The request ▸ Leaving out the pictures, retype all the material exactly.

Material provided ▸
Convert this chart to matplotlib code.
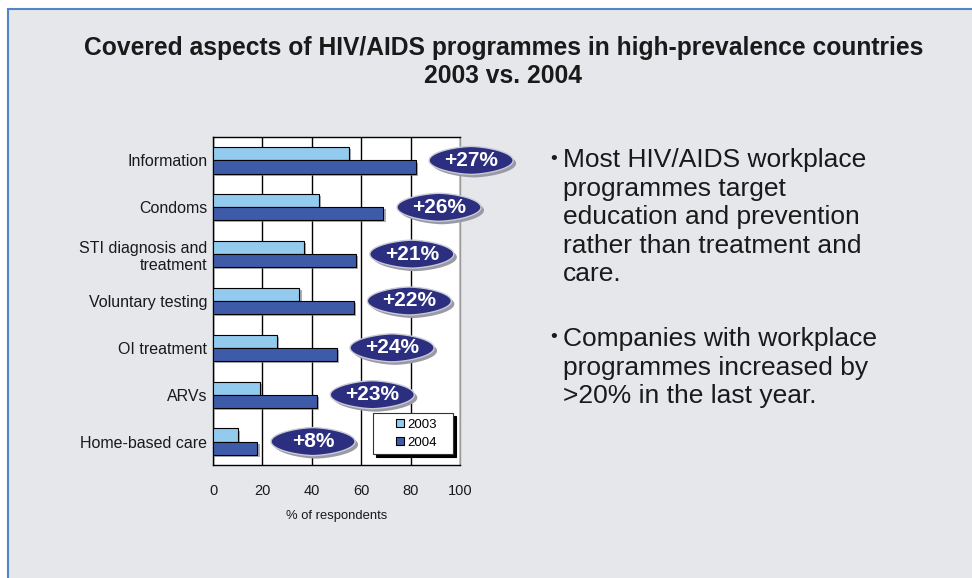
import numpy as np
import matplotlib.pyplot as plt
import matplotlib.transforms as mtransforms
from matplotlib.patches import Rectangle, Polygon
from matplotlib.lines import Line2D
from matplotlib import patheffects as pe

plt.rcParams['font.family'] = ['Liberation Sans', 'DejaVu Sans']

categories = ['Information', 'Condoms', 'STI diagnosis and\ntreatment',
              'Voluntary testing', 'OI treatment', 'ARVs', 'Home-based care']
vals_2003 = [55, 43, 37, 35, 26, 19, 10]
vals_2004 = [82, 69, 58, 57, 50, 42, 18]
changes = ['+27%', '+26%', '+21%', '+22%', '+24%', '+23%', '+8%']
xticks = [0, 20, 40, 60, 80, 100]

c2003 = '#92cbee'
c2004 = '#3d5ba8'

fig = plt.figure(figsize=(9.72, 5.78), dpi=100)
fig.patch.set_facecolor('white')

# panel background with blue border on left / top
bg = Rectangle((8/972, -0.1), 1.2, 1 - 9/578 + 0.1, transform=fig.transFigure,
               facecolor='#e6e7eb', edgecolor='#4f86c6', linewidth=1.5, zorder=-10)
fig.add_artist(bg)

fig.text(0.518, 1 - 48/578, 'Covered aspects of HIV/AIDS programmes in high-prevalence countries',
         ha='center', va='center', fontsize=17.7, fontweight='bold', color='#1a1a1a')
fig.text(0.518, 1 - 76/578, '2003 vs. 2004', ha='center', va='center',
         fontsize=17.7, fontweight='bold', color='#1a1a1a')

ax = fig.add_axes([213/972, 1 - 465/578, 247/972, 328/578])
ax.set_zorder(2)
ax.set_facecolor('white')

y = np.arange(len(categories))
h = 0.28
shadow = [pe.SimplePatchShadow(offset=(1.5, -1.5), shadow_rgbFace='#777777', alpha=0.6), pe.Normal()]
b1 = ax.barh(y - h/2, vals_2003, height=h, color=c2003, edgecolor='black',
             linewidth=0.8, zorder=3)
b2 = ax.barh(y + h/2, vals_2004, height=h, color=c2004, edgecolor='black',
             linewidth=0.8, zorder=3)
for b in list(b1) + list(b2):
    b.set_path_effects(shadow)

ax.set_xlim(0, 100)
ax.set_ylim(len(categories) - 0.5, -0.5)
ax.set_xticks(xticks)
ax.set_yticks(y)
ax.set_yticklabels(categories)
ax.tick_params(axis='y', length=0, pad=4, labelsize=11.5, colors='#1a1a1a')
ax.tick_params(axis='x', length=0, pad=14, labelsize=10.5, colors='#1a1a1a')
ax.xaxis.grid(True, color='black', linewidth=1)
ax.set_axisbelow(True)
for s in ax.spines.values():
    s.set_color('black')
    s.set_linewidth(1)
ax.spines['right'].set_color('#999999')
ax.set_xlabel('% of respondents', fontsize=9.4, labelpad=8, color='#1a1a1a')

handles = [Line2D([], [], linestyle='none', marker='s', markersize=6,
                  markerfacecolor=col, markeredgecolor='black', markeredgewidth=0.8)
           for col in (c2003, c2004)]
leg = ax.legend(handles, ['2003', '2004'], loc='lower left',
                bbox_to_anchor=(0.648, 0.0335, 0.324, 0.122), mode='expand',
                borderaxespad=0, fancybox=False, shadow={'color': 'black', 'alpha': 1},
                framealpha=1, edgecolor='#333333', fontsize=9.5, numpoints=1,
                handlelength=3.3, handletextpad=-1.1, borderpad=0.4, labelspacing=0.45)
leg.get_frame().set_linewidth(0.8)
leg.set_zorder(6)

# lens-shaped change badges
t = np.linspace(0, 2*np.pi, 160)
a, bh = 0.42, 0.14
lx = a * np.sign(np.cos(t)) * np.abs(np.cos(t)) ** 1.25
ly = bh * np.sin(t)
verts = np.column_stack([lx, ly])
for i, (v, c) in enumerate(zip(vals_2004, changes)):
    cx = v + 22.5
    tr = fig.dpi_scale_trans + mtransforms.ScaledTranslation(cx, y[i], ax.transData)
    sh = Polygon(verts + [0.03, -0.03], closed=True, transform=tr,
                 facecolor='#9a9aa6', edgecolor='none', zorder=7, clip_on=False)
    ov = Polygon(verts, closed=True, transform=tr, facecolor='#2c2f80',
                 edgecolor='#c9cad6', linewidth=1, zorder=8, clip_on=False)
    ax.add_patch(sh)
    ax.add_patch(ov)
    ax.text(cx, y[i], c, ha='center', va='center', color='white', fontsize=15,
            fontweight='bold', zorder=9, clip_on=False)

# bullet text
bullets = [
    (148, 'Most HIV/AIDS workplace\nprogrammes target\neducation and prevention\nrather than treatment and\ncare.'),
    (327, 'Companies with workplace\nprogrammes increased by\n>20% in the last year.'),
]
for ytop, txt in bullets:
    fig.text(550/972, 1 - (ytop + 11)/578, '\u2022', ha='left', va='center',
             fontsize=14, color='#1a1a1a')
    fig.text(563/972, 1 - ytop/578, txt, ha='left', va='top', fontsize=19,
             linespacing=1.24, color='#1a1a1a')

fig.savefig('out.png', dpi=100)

The output ▸
Convert this chart to matplotlib code.
import numpy as np
import matplotlib.pyplot as plt
import matplotlib.transforms as mtransforms
from matplotlib.patches import Rectangle, Polygon
from matplotlib.lines import Line2D
from matplotlib import patheffects as pe

plt.rcParams['font.family'] = ['Liberation Sans', 'DejaVu Sans']

categories = ['Information', 'Condoms', 'STI diagnosis and\ntreatment',
              'Voluntary testing', 'OI treatment', 'ARVs', 'Home-based care']
vals_2003 = [55, 43, 37, 35, 26, 19, 10]
vals_2004 = [82, 69, 58, 57, 50, 42, 18]
changes = ['+27%', '+26%', '+21%', '+22%', '+24%', '+23%', '+8%']
xticks = [0, 20, 40, 60, 80, 100]

c2003 = '#92cbee'
c2004 = '#3d5ba8'

fig = plt.figure(figsize=(9.72, 5.78), dpi=100)
fig.patch.set_facecolor('white')

# panel background with blue border on left / top
bg = Rectangle((8/972, -0.1), 1.2, 1 - 9/578 + 0.1, transform=fig.transFigure,
               facecolor='#e6e7eb', edgecolor='#4f86c6', linewidth=1.5, zorder=-10)
fig.add_artist(bg)

fig.text(0.518, 1 - 48/578, 'Covered aspects of HIV/AIDS programmes in high-prevalence countries',
         ha='center', va='center', fontsize=17.7, fontweight='bold', color='#1a1a1a')
fig.text(0.518, 1 - 76/578, '2003 vs. 2004', ha='center', va='center',
         fontsize=17.7, fontweight='bold', color='#1a1a1a')

ax = fig.add_axes([213/972, 1 - 465/578, 247/972, 328/578])
ax.set_zorder(2)
ax.set_facecolor('white')

y = np.arange(len(categories))
h = 0.28
shadow = [pe.SimplePatchShadow(offset=(1.5, -1.5), shadow_rgbFace='#777777', alpha=0.6), pe.Normal()]
b1 = ax.barh(y - h/2, vals_2003, height=h, color=c2003, edgecolor='black',
             linewidth=0.8, zorder=3)
b2 = ax.barh(y + h/2, vals_2004, height=h, color=c2004, edgecolor='black',
             linewidth=0.8, zorder=3)
for b in list(b1) + list(b2):
    b.set_path_effects(shadow)

ax.set_xlim(0, 100)
ax.set_ylim(len(categories) - 0.5, -0.5)
ax.set_xticks(xticks)
ax.set_yticks(y)
ax.set_yticklabels(categories)
ax.tick_params(axis='y', length=0, pad=4, labelsize=11.5, colors='#1a1a1a')
ax.tick_params(axis='x', length=0, pad=14, labelsize=10.5, colors='#1a1a1a')
ax.xaxis.grid(True, color='black', linewidth=1)
ax.set_axisbelow(True)
for s in ax.spines.values():
    s.set_color('black')
    s.set_linewidth(1)
ax.spines['right'].set_color('#999999')
ax.set_xlabel('% of respondents', fontsize=9.4, labelpad=8, color='#1a1a1a')

handles = [Line2D([], [], linestyle='none', marker='s', markersize=6,
                  markerfacecolor=col, markeredgecolor='black', markeredgewidth=0.8)
           for col in (c2003, c2004)]
leg = ax.legend(handles, ['2003', '2004'], loc='lower left',
                bbox_to_anchor=(0.648, 0.0335, 0.324, 0.122), mode='expand',
                borderaxespad=0, fancybox=False, shadow={'color': 'black', 'alpha': 1},
                framealpha=1, edgecolor='#333333', fontsize=9.5, numpoints=1,
                handlelength=3.3, handletextpad=-1.1, borderpad=0.4, labelspacing=0.45)
leg.get_frame().set_linewidth(0.8)
leg.set_zorder(6)

# lens-shaped change badges
t = np.linspace(0, 2*np.pi, 160)
a, bh = 0.42, 0.14
lx = a * np.sign(np.cos(t)) * np.abs(np.cos(t)) ** 1.25
ly = bh * np.sin(t)
verts = np.column_stack([lx, ly])
for i, (v, c) in enumerate(zip(vals_2004, changes)):
    cx = v + 22.5
    tr = fig.dpi_scale_trans + mtransforms.ScaledTranslation(cx, y[i], ax.transData)
    sh = Polygon(verts + [0.03, -0.03], closed=True, transform=tr,
                 facecolor='#9a9aa6', edgecolor='none', zorder=7, clip_on=False)
    ov = Polygon(verts, closed=True, transform=tr, facecolor='#2c2f80',
                 edgecolor='#c9cad6', linewidth=1, zorder=8, clip_on=False)
    ax.add_patch(sh)
    ax.add_patch(ov)
    ax.text(cx, y[i], c, ha='center', va='center', color='white', fontsize=15,
            fontweight='bold', zorder=9, clip_on=False)

# bullet text
bullets = [
    (148, 'Most HIV/AIDS workplace\nprogrammes target\neducation and prevention\nrather than treatment and\ncare.'),
    (327, 'Companies with workplace\nprogrammes increased by\n>20% in the last year.'),
]
for ytop, txt in bullets:
    fig.text(550/972, 1 - (ytop + 11)/578, '\u2022', ha='left', va='center',
             fontsize=14, color='#1a1a1a')
    fig.text(563/972, 1 - ytop/578, txt, ha='left', va='top', fontsize=19,
             linespacing=1.24, color='#1a1a1a')

fig.savefig('out.png', dpi=100)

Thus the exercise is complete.